When the inspiration was strong enough for me to drop everything else to bring a strong feeling to a tangible and pragmatic practice. And I just picked up the pin and started to write without being overcautious or indecisive because writing was something I had never done before. I am not sure if it said that unselfishness is fearlessness, or ignorance is fearlessness, or both. Books take a long-time to make, but once the writing begins, it becomes duty-bound and unstoppable. That was Autumn 2013, I am still wondering: had the idea deep in the subconscious to be a writer long before the realisation came to surface?
Question 5: Is writing your full-time career or, would you like to be?
I believe never say never, but ‘No’ is the answer for now. Once it becomes a case of writing for living, the pressure would outweigh the fun. I knew a classmate from the writing class a couple of years ago, who gave up his career as a lawyer to become a full-time writer. Four years on, he was still racking his brain in the unfinished manuscripts…I took my hat off to him but wouldn’t follow that path. But the fact is that I spend most of my leisured time writing, and I will write my next manuscript with enthusiasm in leisure and hope to be completed within a year. Writing has become part of my daily life. It is well said that writing is something I love, career or not.
Question 6: How would you deal with the emotional impact on yourself as you are writing the story?
Let it flow.
Question 7: Tell us about the process for coming up with the cover?

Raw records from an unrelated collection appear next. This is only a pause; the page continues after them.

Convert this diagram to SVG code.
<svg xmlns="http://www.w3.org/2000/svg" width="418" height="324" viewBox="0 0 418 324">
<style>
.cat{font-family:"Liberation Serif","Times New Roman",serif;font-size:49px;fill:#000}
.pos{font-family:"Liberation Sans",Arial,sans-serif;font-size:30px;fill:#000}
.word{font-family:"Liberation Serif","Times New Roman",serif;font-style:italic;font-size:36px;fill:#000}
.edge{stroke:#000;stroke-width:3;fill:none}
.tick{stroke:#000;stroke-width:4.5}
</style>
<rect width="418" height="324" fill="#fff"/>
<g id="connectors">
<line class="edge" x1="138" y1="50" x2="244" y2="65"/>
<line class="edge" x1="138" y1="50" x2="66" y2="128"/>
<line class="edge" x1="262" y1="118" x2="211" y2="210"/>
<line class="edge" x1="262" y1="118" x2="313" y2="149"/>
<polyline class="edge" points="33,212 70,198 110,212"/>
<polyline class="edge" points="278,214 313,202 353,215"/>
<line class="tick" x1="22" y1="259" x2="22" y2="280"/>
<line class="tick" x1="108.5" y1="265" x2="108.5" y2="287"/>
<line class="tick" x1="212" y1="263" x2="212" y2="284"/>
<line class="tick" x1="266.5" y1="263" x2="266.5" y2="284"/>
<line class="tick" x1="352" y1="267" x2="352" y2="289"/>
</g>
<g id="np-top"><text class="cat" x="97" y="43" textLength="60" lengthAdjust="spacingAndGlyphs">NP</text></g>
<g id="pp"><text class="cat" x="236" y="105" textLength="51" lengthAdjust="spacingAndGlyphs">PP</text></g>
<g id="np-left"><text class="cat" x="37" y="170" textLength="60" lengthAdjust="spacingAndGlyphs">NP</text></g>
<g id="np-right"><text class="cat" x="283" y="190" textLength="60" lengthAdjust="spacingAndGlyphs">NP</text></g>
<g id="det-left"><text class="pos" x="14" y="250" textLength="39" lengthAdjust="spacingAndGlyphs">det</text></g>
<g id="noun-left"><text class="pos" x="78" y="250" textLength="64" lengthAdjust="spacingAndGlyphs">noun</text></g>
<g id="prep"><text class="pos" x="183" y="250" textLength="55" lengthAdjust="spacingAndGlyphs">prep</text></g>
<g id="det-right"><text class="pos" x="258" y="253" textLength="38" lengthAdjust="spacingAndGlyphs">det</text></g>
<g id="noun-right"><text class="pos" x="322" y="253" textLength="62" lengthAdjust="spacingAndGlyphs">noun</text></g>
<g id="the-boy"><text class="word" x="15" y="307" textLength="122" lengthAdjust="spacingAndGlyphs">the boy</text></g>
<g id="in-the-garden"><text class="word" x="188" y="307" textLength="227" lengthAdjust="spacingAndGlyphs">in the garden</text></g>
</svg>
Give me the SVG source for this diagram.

I had failed to find a suitable image or inspiration for the cover page after exhaustive searching online, I had to look elsewhere and nowhere was more convenient than my own photo-album. To my delight, I was told that, after I consulted a publishing company, using the author’s photo for the cover-page was not unlawful. The cover-page had to reflect the ‘Youth’ where the time of late 1980s the story had taken place, and it narrowed my selection. I had firstly tried some photos taken at the same time of the story while I was in Haikou, but these photos quality was too poor to be used. I then found one taken by a Sony camera in 1994 in London, a few years after the story had unfolded, and it was the only suitable photo still with a good quality to be on the cover page after more than twenty years, so that was that a decision was ready made by the photo’s good quality itself.

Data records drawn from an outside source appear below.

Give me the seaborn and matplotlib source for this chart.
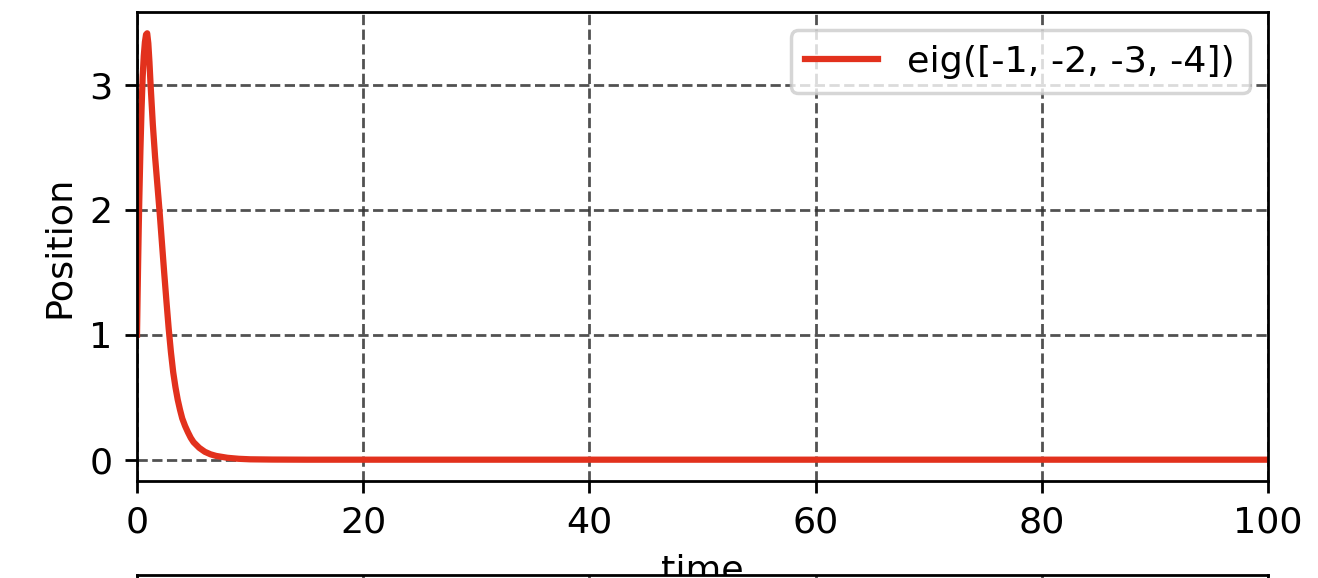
import matplotlib
matplotlib.use("Agg")
import matplotlib.pyplot as plt
import pandas as pd
import seaborn as sns

# Step response of the system with eigenvalues -1, -2, -3, -4
time = [0.0, 0.05, 0.1, 0.15, 0.2, 0.3, 0.4, 0.5, 0.6, 0.7, 0.8, 0.9,
        1.0, 1.1, 1.2, 1.4, 1.6, 1.8, 2.0, 2.2, 2.4, 2.6, 2.8, 3.0,
        3.2, 3.4, 3.6, 3.8, 4.0, 4.25, 4.5, 4.75, 5.0, 5.5, 6.0, 6.5,
        7.0, 8.0, 9.0, 10.0, 12.0, 15.0, 20.0, 30.0, 40.0, 50.0, 60.0,
        70.0, 80.0, 90.0, 100.0]
position = [1.00, 1.30, 1.58, 1.84, 2.07, 2.47, 2.80, 3.06, 3.23, 3.34,
            3.40, 3.41, 3.33, 3.18, 3.00, 2.68, 2.42, 2.20, 1.98, 1.74,
            1.50, 1.27, 1.05, 0.86, 0.70, 0.58, 0.48, 0.40, 0.33, 0.27,
            0.22, 0.175, 0.14, 0.095, 0.063, 0.043, 0.03, 0.015, 0.007,
            0.003, 0.001, 0.0, 0.0, 0.0, 0.0, 0.0, 0.0, 0.0, 0.0, 0.0, 0.0]
series_label = "eig([-1, -2, -3, -4])"
x_ticks = [0, 20, 40, 60, 80, 100]

df = pd.DataFrame({"time": time, "Position": position})

plt.rcParams["font.size"] = 10.5

fig = plt.figure(figsize=(1318 / 250, 578 / 250), dpi=250)
ax = fig.add_axes([137 / 1318, 1 - 481 / 578, (1268 - 137) / 1318, (481 - 12) / 578])

sns.lineplot(data=df, x="time", y="Position", ax=ax, color="#e2311d",
             linewidth=1.8, label=series_label)
ax.set_xlim(0, 100)
ax.set_xticks(x_ticks)
ax.grid(True, linestyle="--", color="#333333", alpha=0.85, linewidth=0.8)
ax.set_axisbelow(True)
ax.legend(loc="upper right")

# Next panel of the stacked figure, starting just below
ax2 = fig.add_axes([137 / 1318, 1 - 575 / 578 - 0.8, (1268 - 137) / 1318, 0.8])
ax2.set_xlim(0, 100)
ax2.set_xticks(x_ticks)
ax2.set_yticks([])
ax2.tick_params(axis="x", labelbottom=False, bottom=False)
ax2.grid(True, axis="x", linestyle="--", color="#333333", alpha=0.85, linewidth=0.8)
ax2.set_facecolor("white")

fig.savefig("out.png", dpi=250)
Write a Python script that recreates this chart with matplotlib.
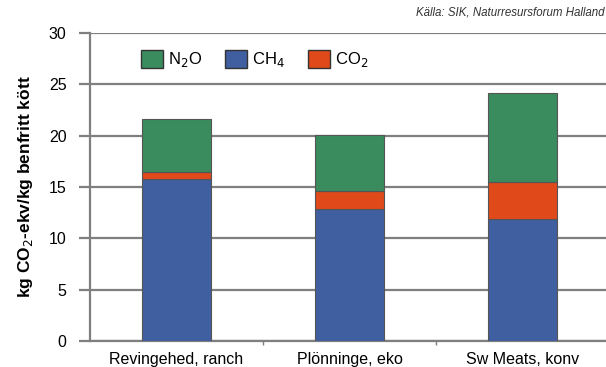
import matplotlib.pyplot as plt
import numpy as np
from matplotlib.patches import Patch

categories = ["Revingehed, ranch", "Plönninge, eko", "Sw Meats, konv"]
ch4 = [15.8, 12.85, 11.9]
co2 = [0.7, 1.75, 3.6]
n2o = [5.1, 5.45, 8.7]

c_n2o = "#3a8c5e"
c_ch4 = "#3f5fa0"
c_co2 = "#e04a1a"
grid_c = "#7f7f7f"

plt.rcParams['font.family'] = ['Liberation Sans', 'DejaVu Sans']

fig = plt.figure(figsize=(6.06, 3.67), dpi=100)
ax = fig.add_axes([90/606, 1-341/367, 1.005-90/606, (341-33)/367])

x = np.arange(len(categories))
w = 0.4
ax.bar(x, ch4, w, color=c_ch4, edgecolor="#555555", linewidth=0.8, zorder=3)
ax.bar(x, co2, w, bottom=ch4, color=c_co2, edgecolor="#555555", linewidth=0.8, zorder=3)
bot2 = [a + b for a, b in zip(ch4, co2)]
ax.bar(x, n2o, w, bottom=bot2, color=c_n2o, edgecolor="#555555", linewidth=0.8, zorder=3)

ax.set_xlim(-0.5, 2.5)
ax.set_ylim(0, 30)
ax.set_yticks(range(0, 31, 5))
ax.yaxis.grid(True, color=grid_c, linewidth=1.6, zorder=0)
ax.set_axisbelow(True)
for s in ["top", "right"]:
    ax.spines[s].set_visible(False)
ax.spines["left"].set_color(grid_c)
ax.spines["left"].set_linewidth(1.6)
ax.spines["bottom"].set_color(grid_c)
ax.spines["bottom"].set_linewidth(1.6)
ax.tick_params(axis="y", length=8, width=1.6, color=grid_c, pad=9, labelsize=11.5)
ax.set_xticks(x)
ax.set_xticklabels(categories, fontsize=11.5)
ax.tick_params(axis="x", length=0, pad=8)
ax.set_xticks([0.5, 1.5], minor=True)
ax.tick_params(axis="x", which="minor", length=3, width=1, color=grid_c)

ax.set_ylabel("kg CO$_2$-ekv/kg benfritt kött", fontsize=12.5, fontweight="bold", labelpad=10)

# legend drawn as patches
handles = [Patch(facecolor=c_n2o, edgecolor="#333333", label="N$_2$O"),
           Patch(facecolor=c_ch4, edgecolor="#333333", label="CH$_4$"),
           Patch(facecolor=c_co2, edgecolor="#333333", label="CO$_2$")]
ax.legend(handles=handles, ncol=3, loc="upper left", bbox_to_anchor=(0.07, 0.995),
          frameon=False, fontsize=12, handlelength=1.3, handleheight=1.3,
          handletextpad=0.3, columnspacing=1.4)

fig.text(0.997, 0.965, "Källa: SIK, Naturresursforum Halland", ha="right", va="center",
         fontsize=8.3, style="italic", color="#333333")

fig.savefig("out.png", dpi=100)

Question 8: What, in your opinion, is the most important element of good writing?
There are some elements that can't be omitted in good writing. The story itself, the significance of its theme; literary appeal, the writing style, and so on. For me, no matter how magnificent a story or subject of a theme may be, lack of punch or literary aesthetics, there will be no attraction to me in the first place, and the rest is irrelevant.
Question 9: How do you handle the writer's block?
​Leave the table and get out of the house, do something else completely irrelevant, preferably strolling in a park or going shopping. Close the door and shut yourself up and ponder over or rack your brains with the sleepless nights are not my style.
Question 10: What is the key theme, or message in the book?
Human life embraces a wide range of rich meanings, not everyone comes across all of them, that is where the unique phenomenon comes from, through a highlighted unpredictability that brings the challenges and opportunity run neck and neck, advancing at equal pace. The question lies at the heart of the story is that life has its purpose with or without being realised, or understood, or acknowledged by us at the time. How to apply the wisdom and capability to deal with the unpredictability and turn the challenges into opportunity (with a dim or urgent sense of a career tragedy for the lead character along the way that the unfolding story has been successfully threatening to hint in this book) is a major test for one’s personal comprehensive quality.
Question 11: How do you hadle the literary criticism
Be open-minded and be expected, happy to meet them.
Question 12: Do you write while listening to music?
No, I don’t listen to anything when I am writing but focus on it, although I have loved listening to music ever since I was a kid.